Over the years I’ve worked for candidates from the top of the ticket all the way down to Mosquito Abatement District. They all have one thing in common: they are obsessive about yard signs. How many they have up (never enough, although the bill for the signs is always outrageous), how many their opponents have up (always tens of thousands), and, of course, who is ripping down whose signs (not us, them).
The ripping down of signs. Years ago, this was fairly common practice for signs placed in public places. There were even clever little devises invented for the task, like “The Hook” which was basically a tree branch trimmer with which you could easily cut down hard to reach signs. Or sharp straight edge blades on a stick that could cut through those new plastic fiberboard signs like a hot knife through butter. Some years ago I nearly got beat to a pulp by a particularly muscular union thug in a wife-beater t-shirt who had big long chains behind his truck with steel hooks that, when attached to a 4×8 firmly planted firmly, allowed the truck to rip the sign to shreds. Or liquids that could be brushed or squirted on signs that would make the ink melt. And there were defensive measures, like various noxious slimes and pastes, hard to wash off, or sticky like the tar babe, which made sign grabbers rue touching the darn things.
I write all this to point out that while campaigns, or campaign supporters, still rip down opponents signs it’s a foolish activity at best. It probably always was. Why more foolish now, though? First, unless the race really is about name recognition only, tearing down signs doesn’t really do anything. Second, everyone has a videocorder now, and it’s common practice to set a few up on signs that keep vanishing. Third, everyone is litigious now.
Over the last ten years we’ve all witnessed cases of campaigns (or worse – the candidate himself) getting caught tearing down yard signs, and the resulting negative press that shoves the offender off balance. Not worth it. But every year it happens again and again and again.
This year in San Diego we have a somewhat heated primary for San Diego School District B that has really come down to two candidates: incumbent (and former ACLU board member) Nakamura v. small business owner (and Republican Central Committee member) McSweeney. After the district primary, the top two candidates (likely Nakamura and McSweeney) will run city-wide. According to local wags, Nakamura has irritated local labor, and they have decided to take a walk on her. Without those resources in a citywide race, she is extremely vulnerable to the evolving coalition of reformers/Republicans.
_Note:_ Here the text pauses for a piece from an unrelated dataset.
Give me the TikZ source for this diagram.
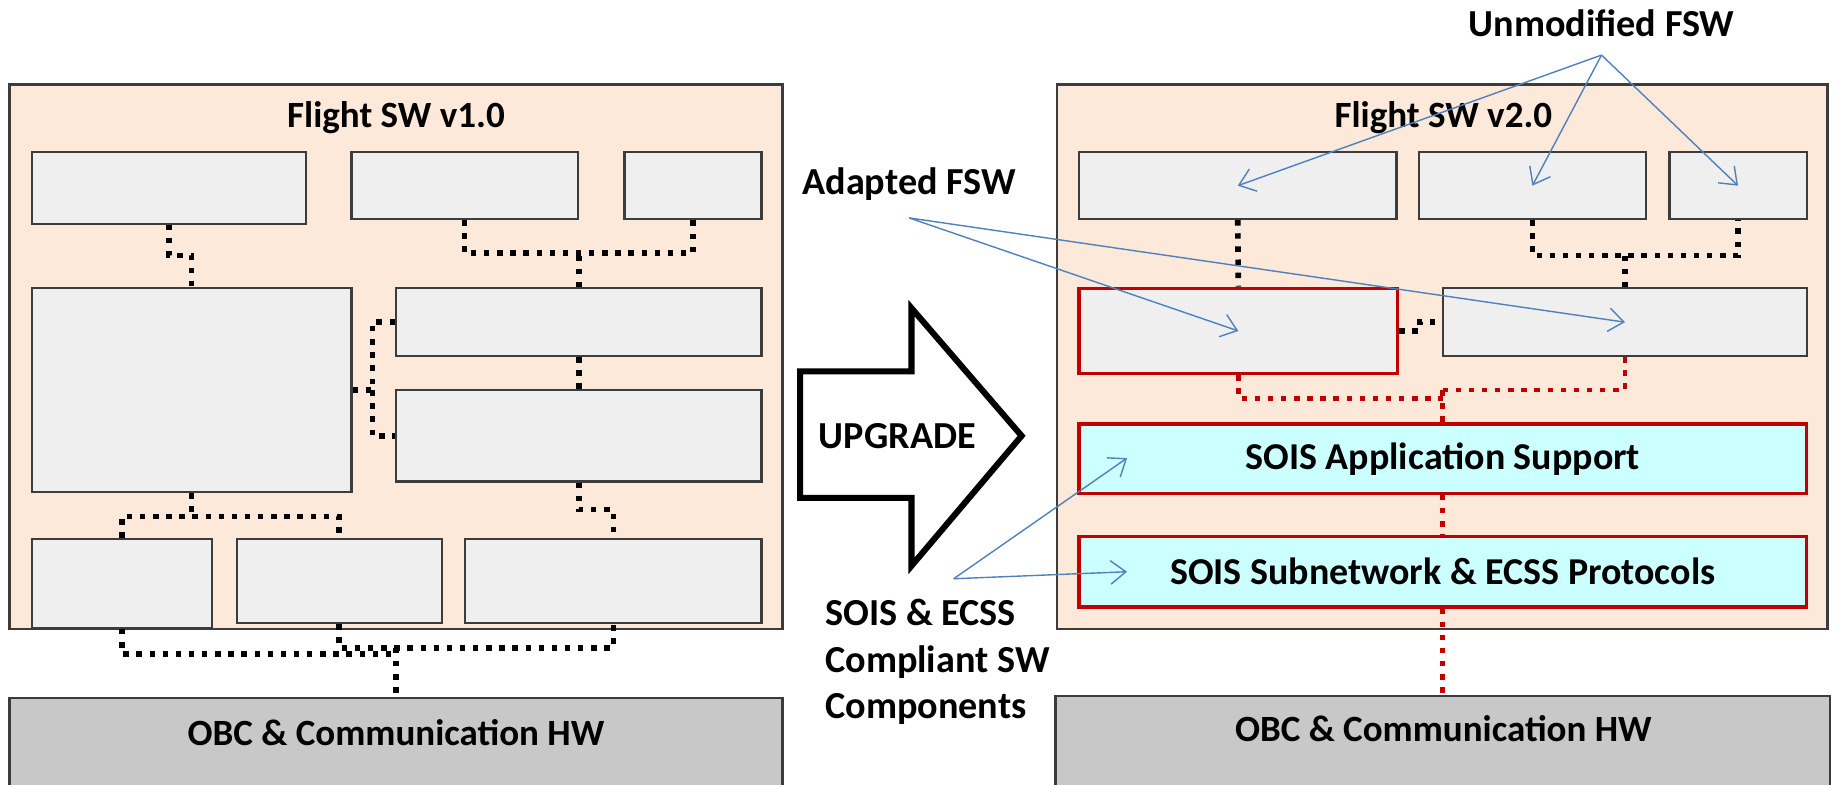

So how does Nakamura spend her time day to day? First hand sources in Navajo, the heart of the district, report she has been walking door-to-door on major streets and removing McSweeney yard signs, replacing them with her own. Now, it takes some gall to rip down signs out in the hinterlands or in the dead of night. But to walk up to a family home in broad daylight and – without permission of the actual property owner – take your opponent’s sign down and replace it with your own? The humor to this, of course, is Nakamura’s affiliation with the ACLU… to paraphrase the Soup NAZI “No Free Speech for You.”
Special bonus question: what North County candidate’s campaign folks were taped pulling up their opponent’s signs and placing their own yesterday afternoon?
June 2nd, 2006 at 12:00 am
CalRaces blog has a similar post today about the futility of signs if you put your name on them but fail to tell anyone what you’re running for. Pretty funny, check it out at http://www.CalRaces.com.
June 2nd, 2006 at 12:00 am
Although I don’t support Duane’s current client (I’m pulling for him to win a silver on Tuesday), much wisdom abounds in his posts of late, particularly this one.
Frankly, the most effective use for campaign signs is the hope that one of your opponent’s supporters will get caught tearing one down.
Finally, big props to Duane for drawing the extraordinarily talented Karen Hanretty to comment on your post.
May the best man win, and we’ll see you at Golden Hall.
June 2nd, 2006 at 12:00 am
My favorite “noxious fluid” for sign protection was a big bottle of baby oil. Hose a sign down with it and let it sit out in the elements for a couple of days. Under sunlight, the light oil thickens into a lovely reduction, all the while collecting a piquant pesto of road dust and small insects. The person who yanks that one down is guaranteed to ruin his/her shirt. I stopped sign-destruction problems in a nasty primary, cold, with this handy recipe.